While I was out on various documentation expeditions, my movement was constantly screened by officials – the Police, the Special Intelligence Bureau, and the Interior Ministry. Every few minutes, people called my host asking about my whereabouts, about what I was doing, who I met. At one point I was so annoyed that I grabbed his telephone and demanded to “handle it myself.” I volunteered to give every single detail of my visit to the officer at the other end and requested not to disturb me any further. Instead, the officer wanted to “see me in person”. Frustrated, I headed to his office to “get it settled”. After explaining my purpose to travel, the officer said: “So what will we get for letting you do your work here?” You must be kidding?
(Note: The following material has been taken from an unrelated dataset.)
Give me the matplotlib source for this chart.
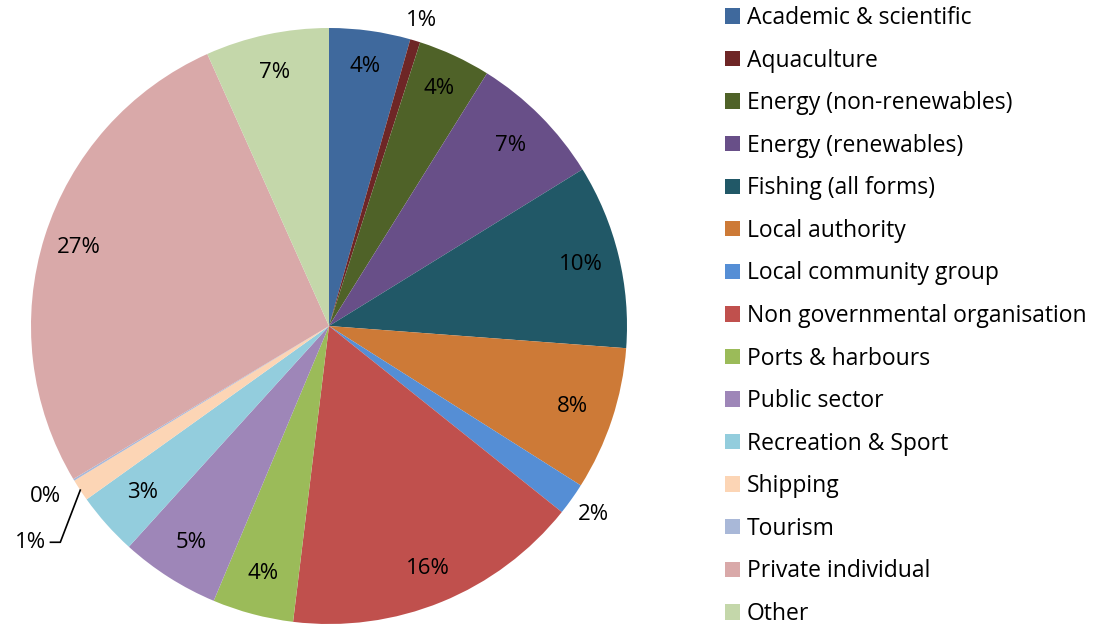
import numpy as np
import matplotlib.pyplot as plt

categories = ['Academic & scientific', 'Aquaculture', 'Energy (non-renewables)',
              'Energy (renewables)', 'Fishing (all forms)', 'Local authority',
              'Local community group', 'Non governmental organisation',
              'Ports & harbours', 'Public sector', 'Recreation & Sport',
              'Shipping', 'Tourism', 'Private individual', 'Other']
shares = [4.4, 0.55, 3.95, 7.3, 10.0, 7.8, 1.75, 16.2, 4.4, 5.4, 3.4, 1.2, 0.1, 26.9, 6.7]
labels = ['4%', '1%', '4%', '7%', '10%', '8%', '2%', '16%', '4%', '5%', '3%',
          '1%', '0%', '27%', '7%']
colors = ['#3F699D', '#6E2626', '#4F6228', '#684F88', '#215867', '#CD7A37',
          '#558ED5', '#C0504D', '#9BBB59', '#9E86B8', '#93CDDD', '#FCD5B5',
          '#A9B8D8', '#D9A9A9', '#C4D7AA']
# radius of each data label (in pie radii)
label_r = [0.88, 1.07, 0.88, 0.86, 0.87, 0.86, 1.09, 0.88, 0.86, 0.86, 0.84,
           None, 1.11, 0.88, 0.87]

plt.rcParams['font.family'] = ['Open Sans', 'DejaVu Sans']
fs = 16

fig = plt.figure(figsize=(10.93, 6.28), dpi=100)
ax = fig.add_axes([31 / 1093, 4 / 628, 596 / 1093, 596 / 628])
wedges, _ = ax.pie(shares, colors=colors, startangle=90, counterclock=False,
                   radius=1.0, wedgeprops=dict(linewidth=0))
ax.set_xlim(-1, 1)
ax.set_ylim(-1, 1)
ax.axis('off')

for w, lab, r in zip(wedges, labels, label_r):
    mid = np.deg2rad((w.theta1 + w.theta2) / 2)
    if r is None:
        # leader line for the shipping label
        x0, y0 = np.cos(mid), np.sin(mid)
        ly = y0 - 0.175
        ax.plot([x0, x0 - 0.067, x0 - 0.1], [y0, ly, ly], color='black', lw=1.2,
                clip_on=False)
        ax.text(x0 - 0.115, ly, lab, ha='right', va='center', fontsize=fs)
        continue
    ax.text(r * np.cos(mid), r * np.sin(mid), lab, ha='center', va='center',
            fontsize=fs)

fig.legend(wedges, categories, loc='upper left', bbox_to_anchor=(716 / 1093, 1.005),
           frameon=False, fontsize=16.5, handlelength=0.655, handleheight=0.655,
           handletextpad=0.3, labelspacing=0.81, borderaxespad=0)

fig.savefig('out.png', dpi=100)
I banged his table with my fist, but he said was serious. I am sorry, but my grant is not budgeted for a bribe! I released a sarcastic laugh. At this the officer shot a series of questions. During the exchange I discovered that he was a speaker of Burushaski. That IS the language! Suddenly his tone changed. He stood up from his chair, headed to a cabinet, and quietly pulled a thick book.

“My father translated the holy book into Burushaski,” he handed me the volume. I opened the first page and read the translator’s name. That’s your father? I am meeting him tomorrow. “Do you know him?” Of course! We’ve been in touch for a while. The officer, extremely embarrassed, apologized and asked if there was anything he could do to help. Just make sure I don’t get any more phone calls from your office, I winked at him and left.
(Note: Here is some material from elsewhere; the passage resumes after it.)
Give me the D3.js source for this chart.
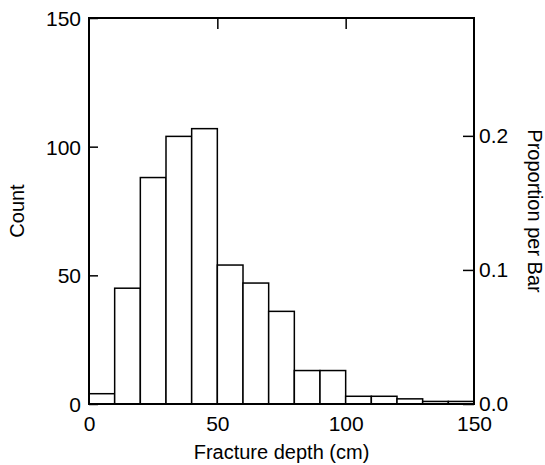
<!DOCTYPE html>
<meta charset="utf-8">
<title>Fracture depth histogram</title>
<style>
body { margin: 0; background: #fff; }
text { font-family: "Liberation Sans", Arial, sans-serif; fill: #000; }
.bar { fill: #fff; stroke: #000; stroke-width: 1.5px; }
.frame { fill: none; stroke: #000; stroke-width: 2px; }
.tick line { stroke: #000; stroke-width: 1.5px; }
</style>
<svg width="545" height="465"></svg>
<script src="https://cdn.jsdelivr.net/npm/d3@7"></script>
<script>

// bin edges (cm) and counts per bin
var binStarts = [0, 10, 20, 30, 40, 50, 60, 70, 80, 90, 100, 110, 120, 130, 140];
var binWidth = 10;
var counts = [4, 45, 88, 104, 107, 54, 47, 36, 13, 13, 3, 3, 2, 1, 1];
var xTicks = [0, 50, 100, 150];
var countTicks = [0, 50, 100, 150];
var propTicks = [0.0, 0.1, 0.2];

var svg = d3.select("svg");

// note: "top" is a reserved window property, so use plotTop etc.
var plotLeft = 89, plotRight = 474, plotTop = 18, plotBottom = 404;
var total = d3.sum(counts);

var x = d3.scaleLinear().domain([0, 150]).range([plotLeft, plotRight]);
var y = d3.scaleLinear().domain([0, 150]).range([plotBottom, plotTop]);
var yProp = d3.scaleLinear().domain([0, 150 / total]).range([plotBottom, plotTop]);

var data = binStarts.map(function(s, i) { return { x0: s, x1: s + binWidth, n: counts[i] }; });

svg.append("g").selectAll("rect")
    .data(data)
  .enter().append("rect")
    .attr("class", "bar")
    .attr("x", function(d) { return x(d.x0); })
    .attr("width", function(d) { return x(d.x1) - x(d.x0); })
    .attr("y", function(d) { return y(d.n); })
    .attr("height", function(d) { return plotBottom - y(d.n); });

// axes (ticks pointing into the frame)
var gLeft = svg.append("g").attr("transform", "translate(" + plotLeft + ",0)")
    .call(d3.axisLeft(y).tickValues(countTicks).tickSize(-9).tickPadding(8).tickFormat(d3.format("d")));

var gRight = svg.append("g").attr("transform", "translate(" + plotRight + ",0)")
    .call(d3.axisRight(yProp).tickValues(propTicks).tickSize(-11).tickPadding(5).tickFormat(d3.format(".1f")));

var gBottom = svg.append("g").attr("transform", "translate(0," + plotBottom + ")")
    .call(d3.axisBottom(x).tickValues(xTicks).tickSize(0).tickPadding(12).tickFormat(d3.format("d")));

var gTop = svg.append("g").attr("transform", "translate(0," + plotTop + ")")
    .call(d3.axisTop(x).tickValues([50, 100]).tickSize(-11).tickFormat(""));

[gLeft, gRight, gBottom, gTop].forEach(function(g) {
  g.select(".domain").remove();
  g.selectAll("text").style("font-size", "21px").attr("font-family", null);
});
gRight.selectAll(".tick text").attr("dy", "0.3em");
gLeft.selectAll(".tick text").attr("dy", "0.36em");

svg.append("rect")
    .attr("class", "frame")
    .attr("x", plotLeft).attr("y", plotTop)
    .attr("width", plotRight - plotLeft).attr("height", plotBottom - plotTop);

svg.append("text")
    .attr("x", (plotLeft + plotRight) / 2).attr("y", 459)
    .attr("text-anchor", "middle")
    .style("font-size", "20px")
    .text("Fracture depth (cm)");

svg.append("text")
    .attr("transform", "translate(24," + (plotTop + plotBottom) / 2 + ") rotate(-90)")
    .attr("text-anchor", "middle")
    .style("font-size", "20px")
    .text("Count");

svg.append("text")
    .attr("transform", "translate(528," + (plotTop + plotBottom) / 2 + ") rotate(90)")
    .attr("text-anchor", "middle")
    .style("font-size", "20px")
    .text("Proportion per Bar");

</script>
Language documentation is quite an intrusive exercise; it involves close and prolonged contact with the members of the speech community. Together with my research assistants — speakers of three different dialects, I traveled to several places. We met with scores of people — students, teachers, farmers, housewives, lawyers, army officers, “ex-separatists”, businessmen, doctors, sportsmen, musicians, poets, and artists. We collected a huge corpus of linguistic data from men and women, young and old. We recorded stories and legends, personal narratives, historical accounts, discussions on language, culture and politics, proverbial expressions, food recipes, poetry and songs.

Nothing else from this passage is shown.